The questioner wants to know why, after these many years of watching, he hasn't found the deep waters. Why should he find them? Do you understand?

You think that by watching your own thoughts you are going to get a reward: if you do this, you will get that. You are really not watching at all, because your mind is concerned with gaining a reward.

You think that by watching, by being aware, you will be more loving, you will suffer less, be less irritable, get something beyond; so your watching is a process of buying. With this coin you are buying that, which means that your watching is a process of choice; therefore it isn't watching, it isn't attention.

 

Editor's note: compare K's comment to this:

You can’t make the creative act happen. You have to do certain things, otherwise it won’t happen. But it won’t happen while you are doing them.”

What is required is an attentive response to something real and other than ourselves, of which we have only inklings at first, but which comes more and more into being through our response to it – if we are truly responsive to it. We nurture it into being; or not. In this it has something of the structure of love.”

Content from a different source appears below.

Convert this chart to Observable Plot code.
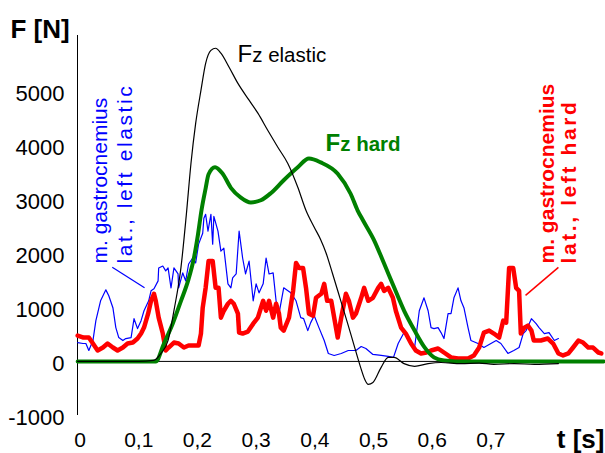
<!DOCTYPE html>
<html>
<head>
<meta charset="utf-8">
<script src="https://cdn.jsdelivr.net/npm/d3@7"></script>
<script src="https://cdn.jsdelivr.net/npm/@observablehq/plot@0.6"></script>
<style>
html, body { margin: 0; padding: 0; background: #fff; }
#chart svg { display: block; }
</style>
</head>
<body>
<div id="chart"></div>
<script>
// ---- tick labels ----
const xTicks = [0, 0.1, 0.2, 0.3, 0.4, 0.5, 0.6, 0.7];
const xTickLabels = ["0", "0,1", "0,2", "0,3", "0,4", "0,5", "0,6", "0,7"];
const yTicks = [-1000, 0, 1000, 2000, 3000, 4000, 5000];

// ---- series: [t (s), F (N)] ----
const fzElastic = [
  [-0.004, 0], [0.05, 0], [0.10, 0], [0.125, 20], [0.138, 150], [0.150, 390], [0.160, 940],
  [0.172, 1740], [0.181, 2700], [0.189, 3660], [0.197, 4400], [0.206, 5010], [0.214, 5510],
  [0.223, 5750], [0.231, 5790], [0.240, 5700], [0.254, 5440], [0.269, 5140], [0.288, 4830],
  [0.303, 4590], [0.320, 4270], [0.337, 3960], [0.354, 3660], [0.371, 3220], [0.385, 2790],
  [0.399, 2480], [0.410, 2250], [0.419, 2010], [0.430, 1630], [0.444, 1130], [0.456, 700],
  [0.466, 330], [0.478, -110], [0.485, -330], [0.491, -425], [0.499, -390], [0.513, -110],
  [0.525, 75], [0.535, 75], [0.552, -40], [0.570, -90], [0.593, -40], [0.615, -20],
  [0.649, -40], [0.680, -30], [0.705, -55], [0.740, -40], [0.774, -55], [0.815, -40]
];

const fzHard = [
  [-0.004, 0], [0.129, 0], [0.143, 330], [0.158, 700], [0.172, 1120], [0.184, 1490],
  [0.194, 1910], [0.201, 2350], [0.207, 2800], [0.214, 3200], [0.219, 3460], [0.230, 3590],
  [0.243, 3470], [0.257, 3210], [0.274, 3030], [0.291, 2940], [0.308, 2980], [0.325, 3110],
  [0.347, 3350], [0.371, 3590], [0.390, 3750], [0.410, 3680], [0.439, 3470], [0.461, 3100],
  [0.473, 2790], [0.482, 2610], [0.501, 2240], [0.518, 1810], [0.535, 1370], [0.552, 940],
  [0.570, 570], [0.587, 260], [0.603, 75], [0.620, 15], [0.640, 0], [0.892, 0]
];

const gastroElastic = [
  [-0.004, 349], [0.005, 331], [0.010, 331], [0.015, 202], [0.022, 386], [0.027, 754],
  [0.035, 1121], [0.044, 1323], [0.049, 1213], [0.056, 993], [0.061, 625], [0.066, 441],
  [0.073, 386], [0.078, 423], [0.087, 441], [0.092, 790], [0.098, 607], [0.104, 754],
  [0.109, 937], [0.117, 1121], [0.121, 1305], [0.126, 1342], [0.133, 1489], [0.134, 1728],
  [0.141, 1764], [0.146, 1673], [0.150, 1728], [0.155, 1360], [0.160, 1728], [0.167, 1617],
  [0.168, 1360], [0.175, 1636], [0.180, 1489], [0.185, 1801], [0.192, 1912], [0.197, 1820],
  [0.202, 2169], [0.209, 2371], [0.211, 2647], [0.214, 2720], [0.218, 2408], [0.223, 2720],
  [0.226, 2169], [0.228, 2683], [0.235, 2408], [0.240, 2040], [0.245, 2095], [0.252, 1434],
  [0.257, 1360], [0.260, 1544], [0.266, 1617], [0.271, 2408], [0.277, 1912], [0.282, 1617],
  [0.288, 1856], [0.295, 1121], [0.300, 1434], [0.305, 1268], [0.312, 1434], [0.317, 1912],
  [0.322, 1617], [0.329, 1636], [0.334, 1121], [0.339, 882], [0.347, 1360], [0.359, 1268],
  [0.368, 1121], [0.376, 809], [0.381, 790], [0.388, 570], [0.393, 717], [0.399, 845],
  [0.407, 625], [0.416, 386], [0.423, 147], [0.433, 110], [0.445, 147], [0.457, 202],
  [0.470, 202], [0.479, 276], [0.487, 239], [0.499, 129], [0.513, 110], [0.525, 92],
  [0.534, 74], [0.542, 331], [0.552, 533], [0.561, 386], [0.570, 257], [0.578, 937],
  [0.586, 1176], [0.593, 937], [0.598, 625], [0.603, 607], [0.610, 625], [0.615, 533],
  [0.620, 423], [0.627, 882], [0.632, 882], [0.637, 1176], [0.644, 1360], [0.649, 1121],
  [0.654, 993], [0.661, 625], [0.666, 386], [0.678, 331], [0.688, 257], [0.700, 331],
  [0.709, 386], [0.717, 331], [0.729, 147], [0.739, 202], [0.748, 257], [0.755, 515],
  [0.760, 570], [0.769, 790], [0.777, 698], [0.782, 625], [0.791, 515], [0.799, 533],
  [0.808, 386], [0.815, 423]
];

const gastroHard = [
  [-0.004, 478], [0.006, 441], [0.015, 441], [0.022, 331], [0.030, 202], [0.039, 257],
  [0.047, 331], [0.056, 257], [0.064, 202], [0.073, 257], [0.081, 331], [0.090, 349],
  [0.098, 423], [0.104, 515], [0.109, 625], [0.116, 882], [0.121, 1121], [0.126, 1250],
  [0.129, 1121], [0.134, 809], [0.141, 515], [0.146, 202], [0.151, 257], [0.160, 349],
  [0.168, 331], [0.177, 257], [0.185, 294], [0.194, 294], [0.202, 294], [0.206, 515],
  [0.209, 993], [0.214, 1360], [0.219, 1856], [0.226, 1856], [0.231, 1360], [0.236, 1360],
  [0.240, 809], [0.245, 937], [0.252, 1066], [0.257, 1121], [0.262, 1066], [0.269, 882],
  [0.271, 533], [0.277, 515], [0.286, 551], [0.295, 698], [0.303, 809], [0.312, 1121],
  [0.317, 937], [0.322, 1121], [0.329, 809], [0.334, 1066], [0.339, 882], [0.342, 625],
  [0.347, 570], [0.356, 809], [0.363, 1305], [0.368, 1820], [0.373, 1728], [0.380, 1728],
  [0.385, 1360], [0.390, 882], [0.397, 845], [0.402, 1176], [0.411, 1250], [0.416, 1434],
  [0.421, 1121], [0.428, 1121], [0.433, 809], [0.439, 441], [0.445, 809], [0.453, 1250],
  [0.458, 1121], [0.465, 809], [0.470, 882], [0.479, 1176], [0.484, 1360], [0.491, 1121],
  [0.499, 1176], [0.508, 1360], [0.513, 1434], [0.518, 1305], [0.525, 1360], [0.533, 1176],
  [0.538, 937], [0.547, 625], [0.555, 515], [0.564, 331], [0.572, 202], [0.581, 147],
  [0.590, 165], [0.598, 202], [0.610, 239], [0.620, 165], [0.632, 74], [0.644, 55],
  [0.661, 55], [0.671, 110], [0.680, 257], [0.688, 533], [0.697, 570], [0.705, 515],
  [0.714, 441], [0.721, 754], [0.726, 717], [0.731, 1728], [0.738, 1728], [0.743, 1360],
  [0.748, 1305], [0.751, 515], [0.757, 625], [0.763, 662], [0.769, 570], [0.773, 386],
  [0.785, 386], [0.797, 423], [0.806, 331], [0.815, 147], [0.823, 110], [0.832, 147],
  [0.840, 257], [0.849, 386], [0.857, 349], [0.866, 257], [0.874, 257], [0.883, 165],
  [0.888, 147]
];

// ---- text ----
const yTitle = "F [N]";
const xTitle = "t [s]";
const elasticLabel = ["F", "z elastic"];
const hardLabel = ["F", "z hard"];
const blueLabel = ["m. gastrocnemius", "lat., left elastic"];
const redLabel = ["m. gastrocnemius", "lat., left hard"];

const FONT = "'Liberation Sans', Arial, Helvetica, sans-serif";
const xDomain = [-0.0043, 0.8918];
const yDomain = [-1000, 6026];

const toRows = arr => arr.map(([t, F]) => ({t, F}));

function note(txt, t, f, opts) {
  return Plot.text([txt], {x: () => t, y: () => f, text: d => d, ...opts});
}

const chart = Plot.plot({
  width: 605,
  height: 453,
  marginLeft: 77,
  marginRight: 2,
  marginTop: 35,
  marginBottom: 38,
  style: {fontFamily: FONT, fontSize: "21px", background: "white", overflow: "visible", color: "black"},
  x: {domain: xDomain},
  y: {domain: yDomain},
  marks: [
    Plot.ruleY([0], {stroke: "black", strokeWidth: 1}),
    Plot.ruleX([xDomain[0]], {stroke: "black", strokeWidth: 1}),
    Plot.line(toRows(gastroElastic), {x: "t", y: "F", stroke: "#0000ff", strokeWidth: 1.2}),
    Plot.line(toRows(gastroHard), {x: "t", y: "F", stroke: "#ff0000", strokeWidth: 4.5, strokeLinejoin: "round"}),
    Plot.line(toRows(fzHard), {x: "t", y: "F", stroke: "#008000", strokeWidth: 4, curve: "monotone-x"}),
    Plot.line(toRows(fzElastic), {x: "t", y: "F", stroke: "black", strokeWidth: 1.2, curve: "monotone-x"}),
    // leader lines
    Plot.link([0], {x1: () => 0.0549, y1: () => 1743, x2: () => 0.1099, y2: () => 1362, stroke: "#0000ff", strokeWidth: 1.2}),
    Plot.link([0], {x1: () => 0.815, y1: () => 1738, x2: () => 0.759, y2: () => 1220, stroke: "#ff0000", strokeWidth: 1.5}),
    // curve labels
    note(elasticLabel[0], 0.2683, 5527, {textAnchor: "start", lineAnchor: "bottom", fontSize: 24, fill: "black"}),
    note(elasticLabel[1], 0.2683, 5527, {textAnchor: "start", lineAnchor: "bottom", fontSize: 20.5, dx: 14.7, fill: "black"}),
    note(hardLabel[0], 0.4182, 3882, {textAnchor: "start", lineAnchor: "bottom", fontSize: 24, fontWeight: "bold", fill: "#008000"}),
    note(hardLabel[1], 0.4182, 3882, {textAnchor: "start", lineAnchor: "bottom", fontSize: 20.5, fontWeight: "bold", dx: 14.7, fill: "#008000"}),
    note(blueLabel[0], 0.0460, 1811, {textAnchor: "start", lineAnchor: "bottom", rotate: -90, fontSize: 21, fill: "#0000ff"}),
    note(blueLabel[1], 0.0877, 1811, {textAnchor: "start", lineAnchor: "bottom", rotate: -90, fontSize: 21, fill: "#0000ff"}),
    note(redLabel[0], 0.8075, 1811, {textAnchor: "start", lineAnchor: "bottom", rotate: -90, fontSize: 21, fontWeight: "bold", fill: "#ff0000"}),
    note(redLabel[1], 0.8458, 1811, {textAnchor: "start", lineAnchor: "bottom", rotate: -90, fontSize: 21, fontWeight: "bold", fill: "#ff0000"}),
    // axis titles
    Plot.text([yTitle], {frameAnchor: "top-left", text: d => d, textAnchor: "start", lineAnchor: "bottom", dx: -67, dy: 2, fontSize: 26, fontWeight: "bold", fill: "black"}),
    Plot.text([xTitle], {frameAnchor: "bottom-right", text: d => d, textAnchor: "end", lineAnchor: "bottom", dx: 1, dy: 32, fontSize: 26, fontWeight: "bold", fill: "black"}),
    // axes
    Plot.axisY({ticks: yTicks, tickFormat: d => String(d), tickSize: 0, tickPadding: 13, fontSize: 22, dy: 2.5, label: null}),
    Plot.axisX({ticks: xTicks, tickFormat: (d, i) => xTickLabels[i], tickSize: 0, tickPadding: 17, fontSize: 21, label: null})
  ]
});

document.getElementById("chart").appendChild(chart);

// second lines of the rotated labels are letter-spaced in the original
d3.select(chart).selectAll("text")
  .filter(function () { return this.textContent.startsWith("lat."); })
  .style("letter-spacing", "2.6px");
</script>
</body>
</html>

- Dr. Iain McGilchrist, The Matter With Things: Our Brains, Our Delusions

 

To watch is to observe without choice, to see yourself as you are without any movement of desire to change, which is an extremely arduous thing to do; but that doesn't mean that you are going to remain in your present state. You do not know what will happen if you see yourself as you are without wishing to bring about a change in that which you see. Do you understand?

 

Editor’s note: For a long time K has used the phrase “choicelessly aware.” But now we see clearly what he means by this. We are to seek awareness, attentiveness, but without choice, that is, without any hidden profit motive. This is well in line with what we learned about beauty, which comes to the disinterested mind.

 

I am going to take an example and work it out, and you will see. Let us say I am violent, as most people are... I am violent, and I realize that I am violent. What happens?

My immediate response is that I must do something about it, is it not? I say I must become non-violent. That is what every religious teacher has told us for centuries: that if one is violent one must become non-violent.

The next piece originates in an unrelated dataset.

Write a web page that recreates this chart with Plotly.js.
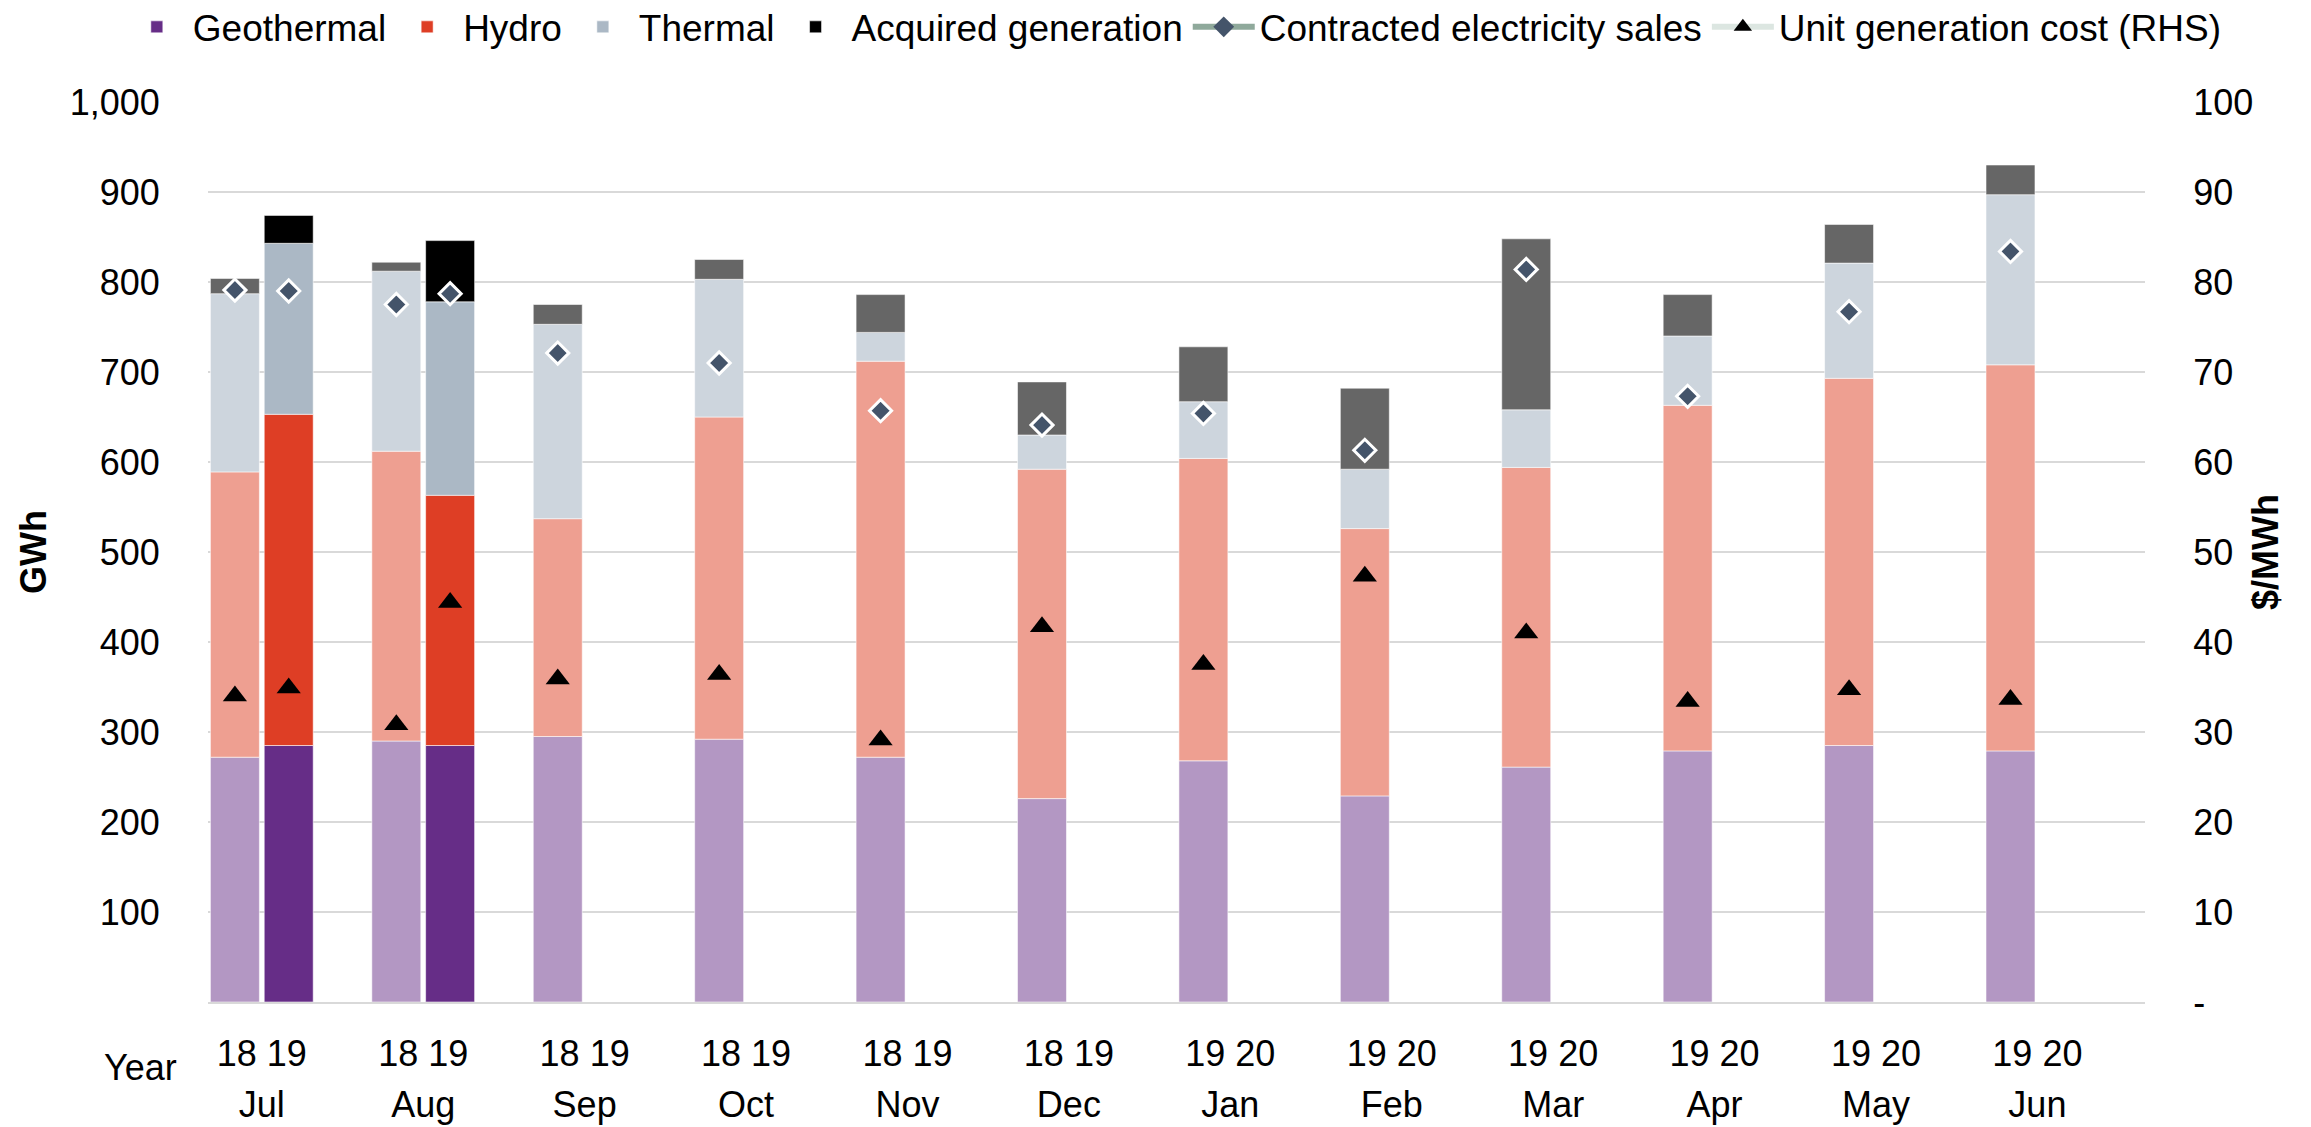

So I practise, I do all the ideological things. But now I see how absurd that is, because the entity who observes violence and wishes to change it into non-violence, is still violent. So I am concerned, not with the expression of that entity, but with the entity himself. You are following all this, I hope.

Now, what is that entity who says, `I must not be violent'? Is that entity different from the violence he has observed? Are they two different states?

Surely, the violence and the entity who says, `I must change violence into non-violence', are both the same. To recognize that fact is to put an end to all conflict, is it not? There is no longer the conflict of trying to change, because I see that the very movement of the mind not to be violent is itself the outcome of violence.

So, the questioner wants to know why it is that he cannot go beyond all these superficial wrangles of the mind. For the simple reason that, consciously or unconsciously, the mind is always seeking something, and that very search brings violence, competition, the sense of utter dissatisfaction. It is only when the mind is completely still that there is a possibility of touching the deep waters.

 

Editor's last word:

K touches upon an extremely important point. We believe that trying very hard will make us virtuous. It is the same fallacy we see in “the 500” who believe that good works will advance one’s state of maturity; it is the fallacy behind the reincarnation doctrine of many lives.

What is the deeper issue here concerning attaining virtue, betterment, advancement? We cannot work to produce these good things because we already have them. The issue is not one of making oneself better but opening the eyes to what we’ve been given.

K explains to the questioner that striving for virtue with a reward motive is not possible. If we’re rewarded for virtue, is that truly virtue? or have we merely sold ourselves to the highest bidder which might offer a form of pleasure and satisfaction?